Dall’abstract della ricerca condotta su 135 studenti dai prof. Erik Peper, Richard Harvey Erik Peper, pubblicata sulla rivista NeuroRegulation leggiamo:
“La dipendenza digitale è definita dall’American Society for Addiction Medicine (ASAM) e dall’American Psychiatric Association (APA) come “… una malattia cronica primaria della ricompensa cerebrale, della motivazione, della memoria e dei circuiti correlati. La disfunzione in questi circuiti porta a caratteristiche manifestazioni biologiche, psicologiche, sociali e spirituali. Ciò si riflette in un individuo che insegue patologicamente la ricompensa e / o sollievo dall’uso di sostanze e altri comportamenti … “con esempi come giochi su Internet o comportamenti simili. I sintomi della dipendenza digitale come l’aumento della solitudine (chiamato anche “phoneliness”), l’ansia e la depressione sono stati osservati in un campione di studenti universitari che hanno completato un sondaggio sull’uso degli smartphone durante e fuori la classe”.

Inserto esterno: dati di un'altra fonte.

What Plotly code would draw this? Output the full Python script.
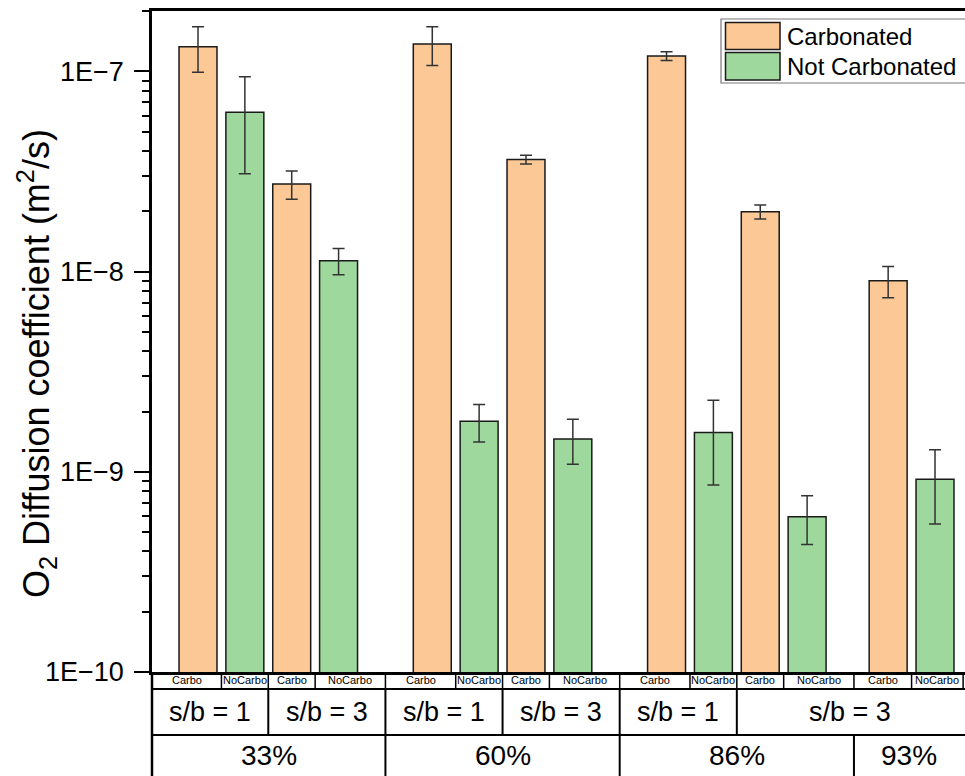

“Nella nostra ricerca, precisano i ricercatori, gli studenti che usano il telefono (compulsivamente e con frequenza importante) presenta livelli significativamente più alti di isolamento / solitudine, depressione e ansia di quelli che usano meno il loro telefono” .
«La dipendenza dall’uso di smartphone inizia a formare connessioni neurologiche nel cervello in modo simile a quelle che si sviluppano in coloro acquisiscono una dipendenza da farmaci oppioidi per alleviare il dolore»
La persona che usa la tecnologia digitale in maniera compulsiva e continua (“digital addict” – dipendenza digitale), “impegna quasi tutta la sua attenziono sul controllo delle notifiche e sull’utilizzo delle apps digitali e, qualora gli venissero a mancare, manifesterebbe i tipici sintomi da astinenza. È stato infatti dimostrato che la tecnologia digitale stimola i centri di ricompensa del cervello, i quali rilasciano dopamina, oppiacei e sostanze neurochimiche” (fonte: diariodelweb.it)
La persona che soffre di dipendenza dallo smartphone (nomofobia) rimane in maniera costante e continua in uno stato di allarme, senza che vi sia un reale pericolo. Tutto ciò, a lungo andare, potrebbe generare serie problematiche di salute (psicologiche e comportamentali), tuttavia spiegano ancora i ricercatori la soluzione non è difficile, «così come possiamo metterci a dieta, possiamo allenarci ad essere meno dipendenti dai dispositivi».